**SHORT TASK:**
Provide only the number of lines in the listing that contain the string "chart".

**DATASET EXCERPT:**
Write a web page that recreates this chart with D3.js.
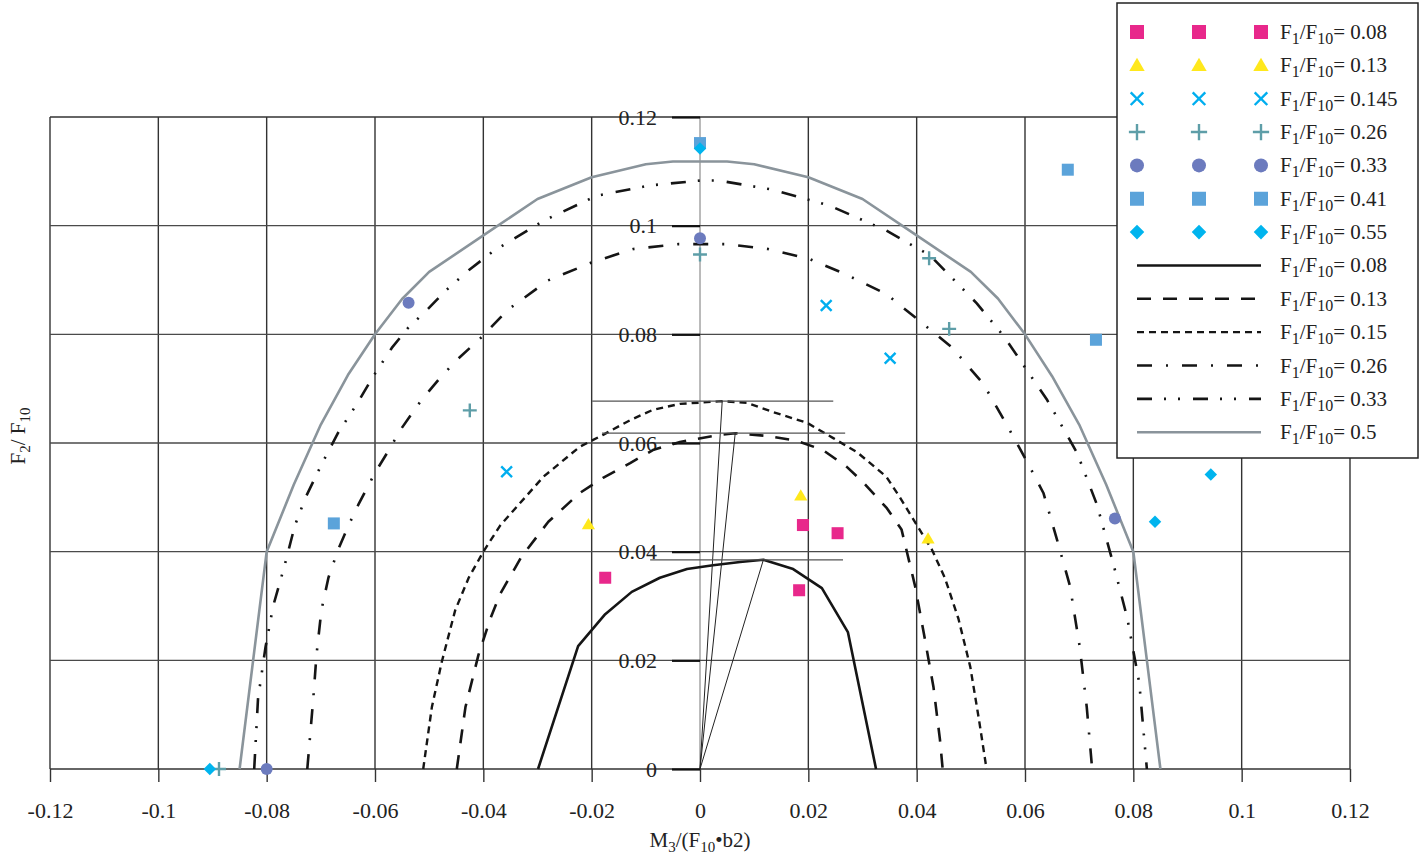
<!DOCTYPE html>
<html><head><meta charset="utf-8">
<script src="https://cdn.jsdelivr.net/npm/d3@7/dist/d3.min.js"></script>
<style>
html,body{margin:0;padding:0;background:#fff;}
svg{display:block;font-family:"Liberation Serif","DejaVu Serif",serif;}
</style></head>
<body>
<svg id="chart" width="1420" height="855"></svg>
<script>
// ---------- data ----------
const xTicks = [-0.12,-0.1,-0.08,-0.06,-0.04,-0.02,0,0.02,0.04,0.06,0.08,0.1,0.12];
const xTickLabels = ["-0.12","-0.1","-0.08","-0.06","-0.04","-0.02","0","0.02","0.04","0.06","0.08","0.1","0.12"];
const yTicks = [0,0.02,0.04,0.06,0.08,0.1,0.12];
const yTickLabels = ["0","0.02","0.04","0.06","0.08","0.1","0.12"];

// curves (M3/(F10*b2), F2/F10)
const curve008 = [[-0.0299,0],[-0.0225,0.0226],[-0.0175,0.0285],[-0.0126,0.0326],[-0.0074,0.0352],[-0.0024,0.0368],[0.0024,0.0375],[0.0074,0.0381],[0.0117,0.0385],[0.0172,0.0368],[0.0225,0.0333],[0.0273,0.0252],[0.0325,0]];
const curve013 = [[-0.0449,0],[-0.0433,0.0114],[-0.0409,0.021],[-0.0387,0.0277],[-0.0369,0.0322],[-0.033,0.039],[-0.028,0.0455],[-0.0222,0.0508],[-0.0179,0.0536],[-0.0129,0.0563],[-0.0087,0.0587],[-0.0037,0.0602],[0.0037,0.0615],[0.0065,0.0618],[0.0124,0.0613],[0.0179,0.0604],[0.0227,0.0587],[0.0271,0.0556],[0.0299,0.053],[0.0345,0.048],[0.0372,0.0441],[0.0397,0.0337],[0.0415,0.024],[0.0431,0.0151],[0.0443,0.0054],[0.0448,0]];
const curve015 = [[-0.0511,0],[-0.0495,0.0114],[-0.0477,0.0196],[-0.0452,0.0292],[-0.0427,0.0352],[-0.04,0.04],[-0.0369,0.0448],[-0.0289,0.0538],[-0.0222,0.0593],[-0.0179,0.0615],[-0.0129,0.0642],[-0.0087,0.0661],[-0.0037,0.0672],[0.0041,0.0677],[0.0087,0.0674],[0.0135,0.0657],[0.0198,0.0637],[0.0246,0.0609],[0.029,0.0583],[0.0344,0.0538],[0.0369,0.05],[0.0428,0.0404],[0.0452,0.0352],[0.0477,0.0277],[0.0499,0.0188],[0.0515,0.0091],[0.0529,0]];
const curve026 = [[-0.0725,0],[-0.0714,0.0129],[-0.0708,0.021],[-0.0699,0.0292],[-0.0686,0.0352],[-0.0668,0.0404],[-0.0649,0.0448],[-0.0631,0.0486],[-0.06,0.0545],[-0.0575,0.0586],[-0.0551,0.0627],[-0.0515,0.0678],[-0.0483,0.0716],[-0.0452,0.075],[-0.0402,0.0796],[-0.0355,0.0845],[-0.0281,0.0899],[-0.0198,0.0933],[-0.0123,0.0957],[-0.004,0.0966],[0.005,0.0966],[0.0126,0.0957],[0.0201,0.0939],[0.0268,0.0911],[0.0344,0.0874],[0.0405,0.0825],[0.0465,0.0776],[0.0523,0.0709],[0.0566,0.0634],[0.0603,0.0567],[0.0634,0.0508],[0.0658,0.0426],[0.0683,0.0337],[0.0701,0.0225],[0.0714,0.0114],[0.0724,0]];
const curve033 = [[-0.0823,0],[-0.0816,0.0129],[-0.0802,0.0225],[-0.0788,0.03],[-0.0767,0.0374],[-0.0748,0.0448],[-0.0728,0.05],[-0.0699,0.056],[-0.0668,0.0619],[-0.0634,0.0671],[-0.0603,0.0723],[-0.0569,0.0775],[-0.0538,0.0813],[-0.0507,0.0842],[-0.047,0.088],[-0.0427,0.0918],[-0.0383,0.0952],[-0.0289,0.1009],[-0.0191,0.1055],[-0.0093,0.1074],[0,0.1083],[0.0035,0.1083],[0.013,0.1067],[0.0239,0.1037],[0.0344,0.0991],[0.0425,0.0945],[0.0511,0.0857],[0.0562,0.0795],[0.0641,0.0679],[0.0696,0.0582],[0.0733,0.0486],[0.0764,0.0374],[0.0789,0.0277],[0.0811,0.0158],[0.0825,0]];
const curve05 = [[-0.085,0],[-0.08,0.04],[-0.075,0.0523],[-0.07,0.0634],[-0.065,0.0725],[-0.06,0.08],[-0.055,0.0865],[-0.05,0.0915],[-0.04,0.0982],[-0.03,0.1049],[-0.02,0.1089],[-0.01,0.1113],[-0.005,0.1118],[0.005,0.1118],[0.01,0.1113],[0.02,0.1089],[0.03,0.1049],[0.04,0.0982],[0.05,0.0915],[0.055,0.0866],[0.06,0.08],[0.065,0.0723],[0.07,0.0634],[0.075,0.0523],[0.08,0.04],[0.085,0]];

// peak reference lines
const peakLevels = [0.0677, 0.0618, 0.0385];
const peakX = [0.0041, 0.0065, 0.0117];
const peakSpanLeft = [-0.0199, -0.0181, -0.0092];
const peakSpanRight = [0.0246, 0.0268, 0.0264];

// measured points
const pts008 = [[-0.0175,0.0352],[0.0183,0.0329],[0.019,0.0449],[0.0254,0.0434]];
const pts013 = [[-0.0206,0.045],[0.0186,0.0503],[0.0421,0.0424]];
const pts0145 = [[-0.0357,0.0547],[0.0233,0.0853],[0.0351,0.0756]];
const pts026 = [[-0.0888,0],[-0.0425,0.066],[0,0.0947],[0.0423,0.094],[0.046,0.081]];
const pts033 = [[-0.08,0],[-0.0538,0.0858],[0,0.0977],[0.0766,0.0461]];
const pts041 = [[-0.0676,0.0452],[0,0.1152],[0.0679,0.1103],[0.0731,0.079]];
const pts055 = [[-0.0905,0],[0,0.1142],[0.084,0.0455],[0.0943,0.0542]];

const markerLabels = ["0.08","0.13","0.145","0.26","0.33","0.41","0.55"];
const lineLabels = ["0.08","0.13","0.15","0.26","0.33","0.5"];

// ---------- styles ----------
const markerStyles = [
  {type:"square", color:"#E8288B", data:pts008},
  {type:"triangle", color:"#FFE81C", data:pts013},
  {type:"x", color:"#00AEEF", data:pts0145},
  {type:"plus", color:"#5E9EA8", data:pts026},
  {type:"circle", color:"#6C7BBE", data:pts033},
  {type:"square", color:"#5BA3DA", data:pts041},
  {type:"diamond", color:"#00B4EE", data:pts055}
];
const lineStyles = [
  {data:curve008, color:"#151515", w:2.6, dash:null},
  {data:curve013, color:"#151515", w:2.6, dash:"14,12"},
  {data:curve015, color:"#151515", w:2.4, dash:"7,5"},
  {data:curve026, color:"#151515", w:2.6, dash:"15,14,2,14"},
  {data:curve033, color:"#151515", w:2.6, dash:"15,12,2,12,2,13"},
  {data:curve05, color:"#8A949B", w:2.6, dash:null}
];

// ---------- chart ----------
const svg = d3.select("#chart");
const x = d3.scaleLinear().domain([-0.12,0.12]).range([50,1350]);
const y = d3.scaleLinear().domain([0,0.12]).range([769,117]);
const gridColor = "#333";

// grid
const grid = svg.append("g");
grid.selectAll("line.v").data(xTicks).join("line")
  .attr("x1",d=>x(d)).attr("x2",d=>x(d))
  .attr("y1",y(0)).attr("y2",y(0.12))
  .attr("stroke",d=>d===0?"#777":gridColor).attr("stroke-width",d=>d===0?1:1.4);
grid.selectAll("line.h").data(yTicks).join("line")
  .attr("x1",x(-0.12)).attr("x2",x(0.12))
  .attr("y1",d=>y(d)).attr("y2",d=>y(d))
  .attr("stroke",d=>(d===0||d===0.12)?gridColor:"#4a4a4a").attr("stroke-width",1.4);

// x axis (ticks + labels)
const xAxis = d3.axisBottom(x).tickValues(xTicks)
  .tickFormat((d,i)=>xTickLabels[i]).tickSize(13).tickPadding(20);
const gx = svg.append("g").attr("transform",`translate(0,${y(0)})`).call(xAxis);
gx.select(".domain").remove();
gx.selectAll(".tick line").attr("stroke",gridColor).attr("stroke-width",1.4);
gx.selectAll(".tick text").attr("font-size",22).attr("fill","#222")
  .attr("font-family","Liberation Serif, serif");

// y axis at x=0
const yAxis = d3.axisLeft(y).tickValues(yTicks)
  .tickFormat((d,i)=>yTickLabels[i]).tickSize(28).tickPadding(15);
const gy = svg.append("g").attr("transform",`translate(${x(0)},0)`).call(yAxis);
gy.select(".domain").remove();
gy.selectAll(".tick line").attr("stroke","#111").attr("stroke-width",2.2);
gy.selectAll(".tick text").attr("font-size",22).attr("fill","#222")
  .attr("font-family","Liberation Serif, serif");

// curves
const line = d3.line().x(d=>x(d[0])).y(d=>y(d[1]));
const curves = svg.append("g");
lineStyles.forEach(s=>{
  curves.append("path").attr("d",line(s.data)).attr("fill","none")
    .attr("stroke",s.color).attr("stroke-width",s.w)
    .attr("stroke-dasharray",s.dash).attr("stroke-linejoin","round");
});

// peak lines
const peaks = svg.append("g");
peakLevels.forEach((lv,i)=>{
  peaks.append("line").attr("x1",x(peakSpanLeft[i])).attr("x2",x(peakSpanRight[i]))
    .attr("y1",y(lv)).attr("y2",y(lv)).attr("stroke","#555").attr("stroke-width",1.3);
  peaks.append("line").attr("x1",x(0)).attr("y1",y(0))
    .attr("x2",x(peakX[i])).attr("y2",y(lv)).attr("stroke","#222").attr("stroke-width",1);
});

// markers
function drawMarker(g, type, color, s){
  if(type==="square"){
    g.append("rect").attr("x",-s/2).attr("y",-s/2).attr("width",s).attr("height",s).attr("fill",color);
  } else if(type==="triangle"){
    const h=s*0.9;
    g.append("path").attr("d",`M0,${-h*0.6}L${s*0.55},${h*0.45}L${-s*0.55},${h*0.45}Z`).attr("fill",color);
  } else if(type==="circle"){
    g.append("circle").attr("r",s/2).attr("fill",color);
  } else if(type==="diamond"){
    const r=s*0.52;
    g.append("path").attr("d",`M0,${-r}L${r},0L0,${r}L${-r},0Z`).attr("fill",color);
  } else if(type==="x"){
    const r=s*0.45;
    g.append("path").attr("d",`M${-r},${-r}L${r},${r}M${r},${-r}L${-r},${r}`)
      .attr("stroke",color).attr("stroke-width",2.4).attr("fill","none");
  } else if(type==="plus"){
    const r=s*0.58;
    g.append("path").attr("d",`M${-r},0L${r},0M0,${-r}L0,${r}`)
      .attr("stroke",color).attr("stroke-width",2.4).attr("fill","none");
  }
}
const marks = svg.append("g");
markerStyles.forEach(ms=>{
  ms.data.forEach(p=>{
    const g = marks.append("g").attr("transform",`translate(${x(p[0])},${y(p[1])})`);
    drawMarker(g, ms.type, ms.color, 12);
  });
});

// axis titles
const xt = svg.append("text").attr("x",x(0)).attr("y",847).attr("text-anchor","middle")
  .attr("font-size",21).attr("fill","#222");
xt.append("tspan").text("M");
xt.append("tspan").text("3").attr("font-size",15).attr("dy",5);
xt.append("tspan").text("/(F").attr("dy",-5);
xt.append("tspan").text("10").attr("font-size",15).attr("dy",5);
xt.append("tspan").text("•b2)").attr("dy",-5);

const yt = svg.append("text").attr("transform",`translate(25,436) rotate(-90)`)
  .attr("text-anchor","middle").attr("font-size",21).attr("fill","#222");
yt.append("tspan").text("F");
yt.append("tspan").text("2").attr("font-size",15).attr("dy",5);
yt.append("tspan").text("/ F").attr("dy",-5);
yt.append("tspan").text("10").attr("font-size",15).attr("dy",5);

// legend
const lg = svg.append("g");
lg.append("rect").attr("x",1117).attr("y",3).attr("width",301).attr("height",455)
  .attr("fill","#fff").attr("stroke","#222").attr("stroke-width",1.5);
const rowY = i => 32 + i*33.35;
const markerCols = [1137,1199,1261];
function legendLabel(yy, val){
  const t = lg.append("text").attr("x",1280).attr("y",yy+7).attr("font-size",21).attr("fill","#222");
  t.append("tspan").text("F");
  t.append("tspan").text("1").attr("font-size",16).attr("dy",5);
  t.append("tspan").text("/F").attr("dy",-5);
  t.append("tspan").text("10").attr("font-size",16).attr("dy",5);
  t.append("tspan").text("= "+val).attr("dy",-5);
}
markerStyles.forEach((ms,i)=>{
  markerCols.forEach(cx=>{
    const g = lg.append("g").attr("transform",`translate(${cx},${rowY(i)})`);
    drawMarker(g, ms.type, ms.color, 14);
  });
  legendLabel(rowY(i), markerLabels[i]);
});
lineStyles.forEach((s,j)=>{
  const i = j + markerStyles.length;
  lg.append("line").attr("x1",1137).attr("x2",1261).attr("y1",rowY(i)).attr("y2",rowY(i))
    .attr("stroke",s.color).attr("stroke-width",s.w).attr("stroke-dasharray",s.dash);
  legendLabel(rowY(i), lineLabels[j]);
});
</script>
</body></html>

**PROBLEM SOLUTION:**
4